“The scene, as Colwell looked around, was one of misery and squalor. The rocky floor was covered with cast-off clothes, and among them were huddled together the sleeping-bags in which the party had spent most of their time during the last few months. There was no food left in the tent, but two or three cans of a thin, repulsive-looking jelly, made by boiling strips cut from the sealskin clothing. The bottle on the tent-pole still held a few teaspoonfuls of brandy, but it was their last, and they were sharing it as Colwell entered. It was evident that most of them had not long to live.

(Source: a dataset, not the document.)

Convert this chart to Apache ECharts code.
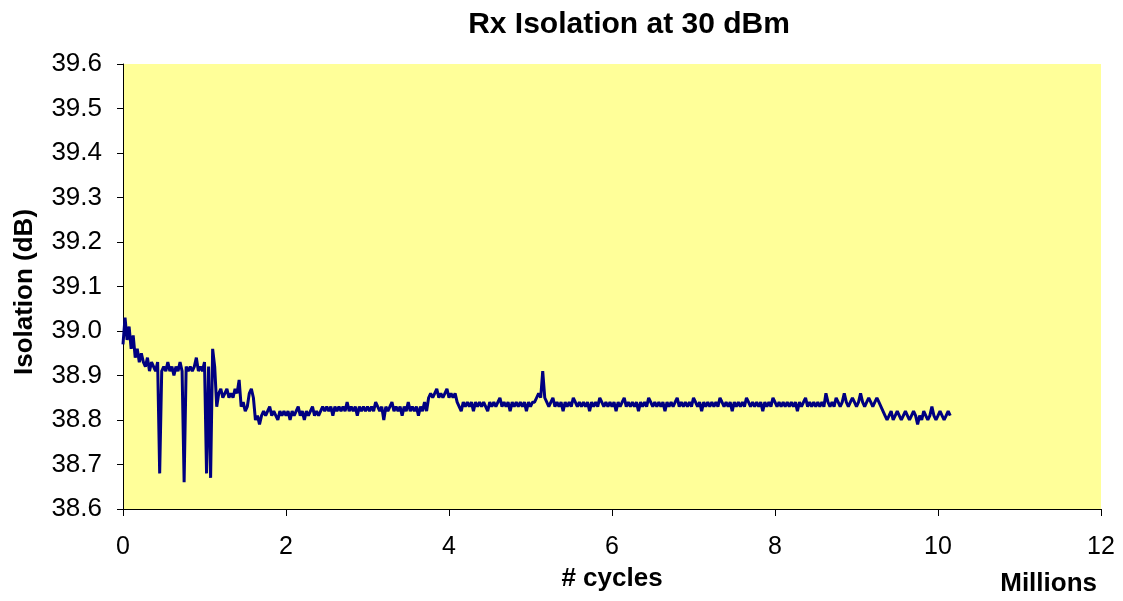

“Colwell immediately sent Chief Engineer Lowe back to the cutter to put off to the Bear with Long to report and to bring the surgeon with stimulants, while he fed the dying men with bits of the food he had with him. As their hunger returned, they cried piteously for more; fearing too much at one time would injure them, Colwell wisely dissuaded them, but ‘when Greely found that he was refused, he took a can of the boiled sealskin, which he had carefully husbanded, and which he said he had a right to eat, as it was his own.’
“The weaker ones were like children, petulant, rambling, and fitful in their talk, absent, and sometimes a little incoherent.”
The Bear having by this time arrived, Sergeant Long was lifted from the cutter aboard, and there told his pitiful tale; all were dead except Greely and five others, and they were on shore in “Sore distress—sore distress”; it had been “a hard winter,” and “the wonder was how in God’s name they had pulled through.”
“No words,” says Schley, “can describe the pathos of this man’s broken and enfeebled utterance, as he said over and over, ‘a hard winter—a hard winter’; and the officers who were gathered about him in the ward room felt an emotion which most of them were at little pains to conceal.”
Soon after the Thetis came in sight, and her officers, including brave Melville, whose last sad offices for De Long had been but lately finished, went ashore and aided those from the Bear in the care and succour of the forlorn party.
As soon as possible the men were carefully moved on stretchers and carried in boats to the ships, but not before a hurricane had broken upon them, which made the labour hazardous and difficult.
Meanwhile, Lieutenant Emory of the Bear was making a careful collection of all articles belonging to the camp. Near the sleeping-bags were found little packages of cherished valuables, carefully rolled up, and addressed to friends and relatives at home; the survivors, too, had already done up and addressed their own, and, strange as it may seem, a pocket-book was found containing a large roll of bills carried by the owner for some unaccountable reason to the barren shores of Lady Franklin Bay. It was not difficult to move the bodies of the dead; there was only a thin covering of sand above the mounds that formed the graves.
Looking out from the side of the hut to the ice-foot, Colwell’s attention was fixed by a dark object on the snow. Following a path which led to it from where he stood, he found the mutilated remains of a man’s body.
“It was afterward identified from a bullet hole,” writes Schley, “as that of Private Henry, who had been executed on the sixth of June.”